→ Material for this task:

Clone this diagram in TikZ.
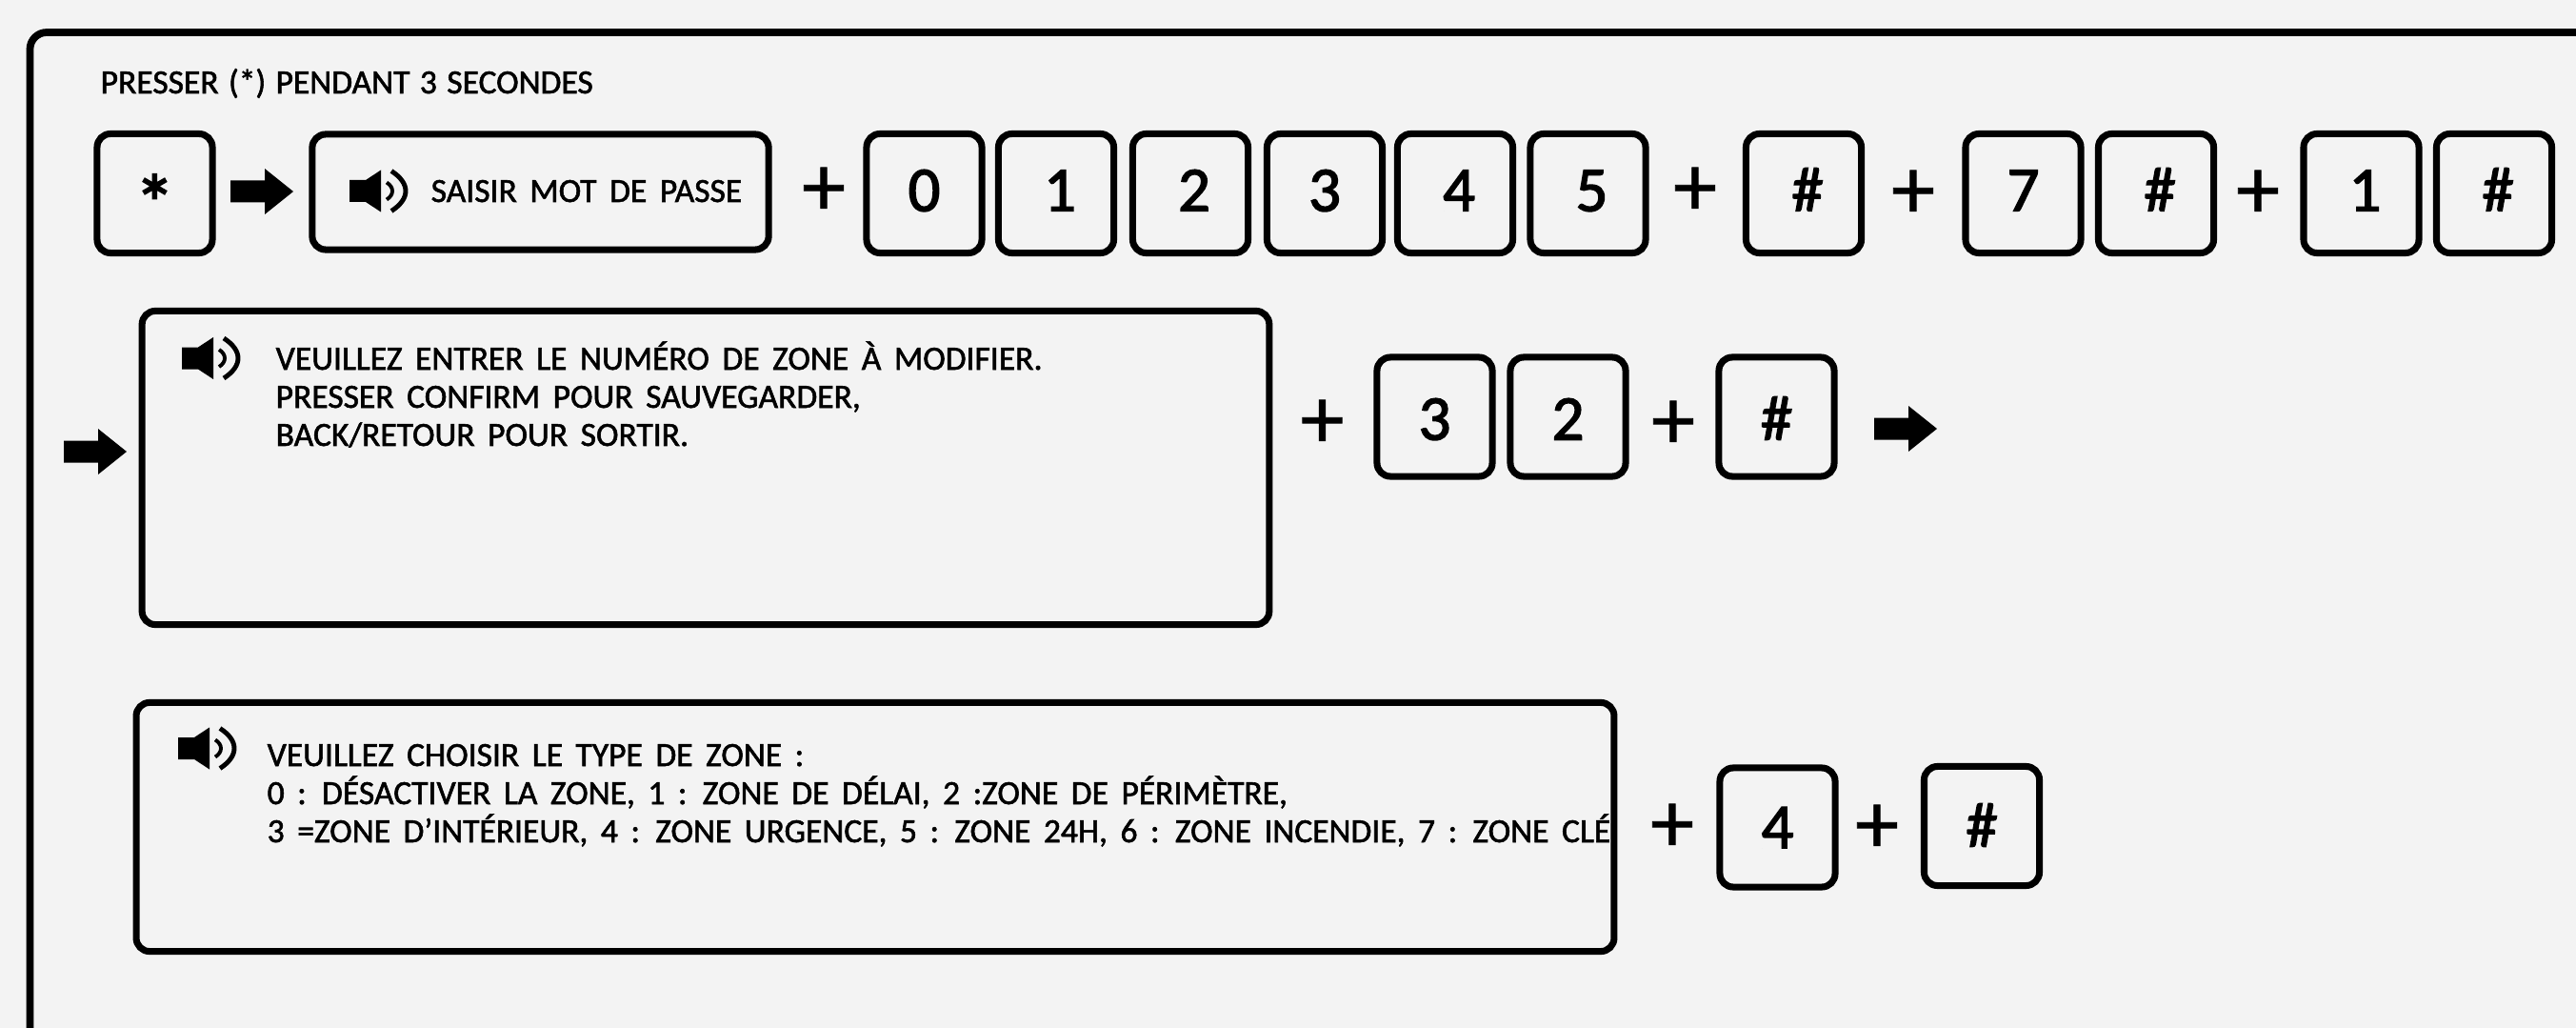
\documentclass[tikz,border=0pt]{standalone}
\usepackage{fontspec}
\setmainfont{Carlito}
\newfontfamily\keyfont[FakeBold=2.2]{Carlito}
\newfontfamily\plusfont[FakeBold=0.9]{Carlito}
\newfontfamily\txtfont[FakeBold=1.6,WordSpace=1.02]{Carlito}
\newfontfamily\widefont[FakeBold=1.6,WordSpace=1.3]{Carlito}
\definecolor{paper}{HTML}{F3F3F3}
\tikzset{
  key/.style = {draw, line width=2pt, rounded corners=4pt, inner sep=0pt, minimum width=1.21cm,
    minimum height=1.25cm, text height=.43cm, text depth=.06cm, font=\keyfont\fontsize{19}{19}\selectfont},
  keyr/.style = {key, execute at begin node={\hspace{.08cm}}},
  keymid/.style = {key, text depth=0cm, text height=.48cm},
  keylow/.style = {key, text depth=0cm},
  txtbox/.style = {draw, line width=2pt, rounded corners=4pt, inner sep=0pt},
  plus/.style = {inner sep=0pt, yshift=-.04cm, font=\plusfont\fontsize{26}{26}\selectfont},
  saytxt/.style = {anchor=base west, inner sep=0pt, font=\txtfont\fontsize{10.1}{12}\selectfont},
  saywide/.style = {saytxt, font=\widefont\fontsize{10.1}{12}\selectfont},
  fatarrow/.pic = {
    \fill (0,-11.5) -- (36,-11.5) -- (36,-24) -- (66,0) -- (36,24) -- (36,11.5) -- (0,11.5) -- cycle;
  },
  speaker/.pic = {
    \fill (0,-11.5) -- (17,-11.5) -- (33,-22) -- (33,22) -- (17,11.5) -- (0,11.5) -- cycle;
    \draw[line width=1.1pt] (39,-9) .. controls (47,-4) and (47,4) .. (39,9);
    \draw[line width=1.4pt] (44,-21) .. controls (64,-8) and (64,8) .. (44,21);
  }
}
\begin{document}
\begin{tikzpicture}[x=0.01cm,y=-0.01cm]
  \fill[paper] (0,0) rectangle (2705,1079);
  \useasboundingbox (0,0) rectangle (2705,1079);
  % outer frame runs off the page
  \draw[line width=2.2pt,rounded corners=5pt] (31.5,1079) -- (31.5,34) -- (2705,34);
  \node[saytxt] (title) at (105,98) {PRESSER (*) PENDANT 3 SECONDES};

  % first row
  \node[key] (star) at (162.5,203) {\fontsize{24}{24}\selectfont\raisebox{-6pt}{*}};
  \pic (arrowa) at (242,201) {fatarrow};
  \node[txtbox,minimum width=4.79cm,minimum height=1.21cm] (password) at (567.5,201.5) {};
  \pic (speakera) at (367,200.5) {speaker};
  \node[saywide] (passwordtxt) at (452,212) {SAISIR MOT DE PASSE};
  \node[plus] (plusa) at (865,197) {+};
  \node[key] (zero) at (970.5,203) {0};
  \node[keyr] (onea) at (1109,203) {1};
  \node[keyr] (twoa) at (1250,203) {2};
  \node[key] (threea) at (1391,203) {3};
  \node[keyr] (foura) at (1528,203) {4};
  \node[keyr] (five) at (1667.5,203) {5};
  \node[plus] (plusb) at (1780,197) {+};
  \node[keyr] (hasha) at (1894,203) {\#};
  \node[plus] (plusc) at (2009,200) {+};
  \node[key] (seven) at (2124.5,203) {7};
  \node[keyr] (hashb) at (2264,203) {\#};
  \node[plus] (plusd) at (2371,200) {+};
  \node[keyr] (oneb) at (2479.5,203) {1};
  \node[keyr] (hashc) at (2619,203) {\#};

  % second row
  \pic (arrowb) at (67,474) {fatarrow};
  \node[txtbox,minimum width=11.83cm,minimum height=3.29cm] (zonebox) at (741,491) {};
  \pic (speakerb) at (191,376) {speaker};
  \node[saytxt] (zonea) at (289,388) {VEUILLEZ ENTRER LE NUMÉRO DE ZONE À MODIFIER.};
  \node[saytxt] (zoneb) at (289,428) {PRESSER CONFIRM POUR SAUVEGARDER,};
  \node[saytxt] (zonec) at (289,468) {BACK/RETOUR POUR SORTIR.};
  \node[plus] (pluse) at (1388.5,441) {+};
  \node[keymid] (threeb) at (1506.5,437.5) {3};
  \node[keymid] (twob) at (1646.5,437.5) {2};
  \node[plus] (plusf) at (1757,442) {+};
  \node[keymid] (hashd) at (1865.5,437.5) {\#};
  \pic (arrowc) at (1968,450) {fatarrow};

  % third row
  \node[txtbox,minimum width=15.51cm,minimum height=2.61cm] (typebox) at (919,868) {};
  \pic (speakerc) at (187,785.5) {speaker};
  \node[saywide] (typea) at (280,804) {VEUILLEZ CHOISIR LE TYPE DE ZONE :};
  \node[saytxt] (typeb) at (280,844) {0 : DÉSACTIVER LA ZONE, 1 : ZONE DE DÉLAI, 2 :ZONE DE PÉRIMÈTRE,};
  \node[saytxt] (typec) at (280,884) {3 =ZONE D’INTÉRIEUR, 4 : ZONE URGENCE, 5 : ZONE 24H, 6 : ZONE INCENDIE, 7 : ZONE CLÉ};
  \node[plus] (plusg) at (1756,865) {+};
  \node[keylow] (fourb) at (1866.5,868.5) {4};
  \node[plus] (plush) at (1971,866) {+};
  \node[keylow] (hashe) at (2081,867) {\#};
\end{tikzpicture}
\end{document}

---

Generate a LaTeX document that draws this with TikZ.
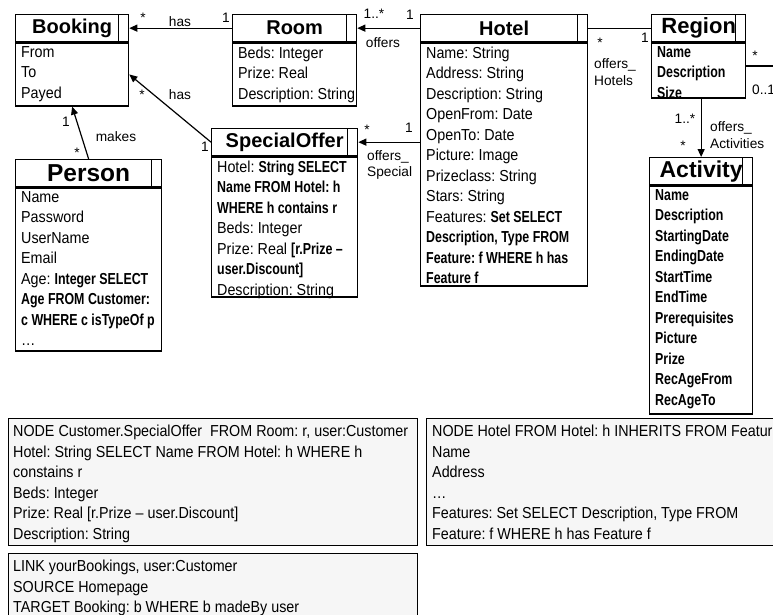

→ Your objective: Reproduce exactly, and only, the lines from the one containing "Clone this diagram in TikZ." through the one containing "(title) at (105,98)", including both; leave out any pictures.

→ Reply to the exercise:
Clone this diagram in TikZ.
\documentclass[tikz,border=0pt]{standalone}
\usepackage{fontspec}
\setmainfont{Carlito}
\newfontfamily\keyfont[FakeBold=2.2]{Carlito}
\newfontfamily\plusfont[FakeBold=0.9]{Carlito}
\newfontfamily\txtfont[FakeBold=1.6,WordSpace=1.02]{Carlito}
\newfontfamily\widefont[FakeBold=1.6,WordSpace=1.3]{Carlito}
\definecolor{paper}{HTML}{F3F3F3}
\tikzset{
  key/.style = {draw, line width=2pt, rounded corners=4pt, inner sep=0pt, minimum width=1.21cm,
    minimum height=1.25cm, text height=.43cm, text depth=.06cm, font=\keyfont\fontsize{19}{19}\selectfont},
  keyr/.style = {key, execute at begin node={\hspace{.08cm}}},
  keymid/.style = {key, text depth=0cm, text height=.48cm},
  keylow/.style = {key, text depth=0cm},
  txtbox/.style = {draw, line width=2pt, rounded corners=4pt, inner sep=0pt},
  plus/.style = {inner sep=0pt, yshift=-.04cm, font=\plusfont\fontsize{26}{26}\selectfont},
  saytxt/.style = {anchor=base west, inner sep=0pt, font=\txtfont\fontsize{10.1}{12}\selectfont},
  saywide/.style = {saytxt, font=\widefont\fontsize{10.1}{12}\selectfont},
  fatarrow/.pic = {
    \fill (0,-11.5) -- (36,-11.5) -- (36,-24) -- (66,0) -- (36,24) -- (36,11.5) -- (0,11.5) -- cycle;
  },
  speaker/.pic = {
    \fill (0,-11.5) -- (17,-11.5) -- (33,-22) -- (33,22) -- (17,11.5) -- (0,11.5) -- cycle;
    \draw[line width=1.1pt] (39,-9) .. controls (47,-4) and (47,4) .. (39,9);
    \draw[line width=1.4pt] (44,-21) .. controls (64,-8) and (64,8) .. (44,21);
  }
}
\begin{document}
\begin{tikzpicture}[x=0.01cm,y=-0.01cm]
  \fill[paper] (0,0) rectangle (2705,1079);
  \useasboundingbox (0,0) rectangle (2705,1079);
  % outer frame runs off the page
  \draw[line width=2.2pt,rounded corners=5pt] (31.5,1079) -- (31.5,34) -- (2705,34);
  \node[saytxt] (title) at (105,98) {PRESSER (*) PENDANT 3 SECONDES};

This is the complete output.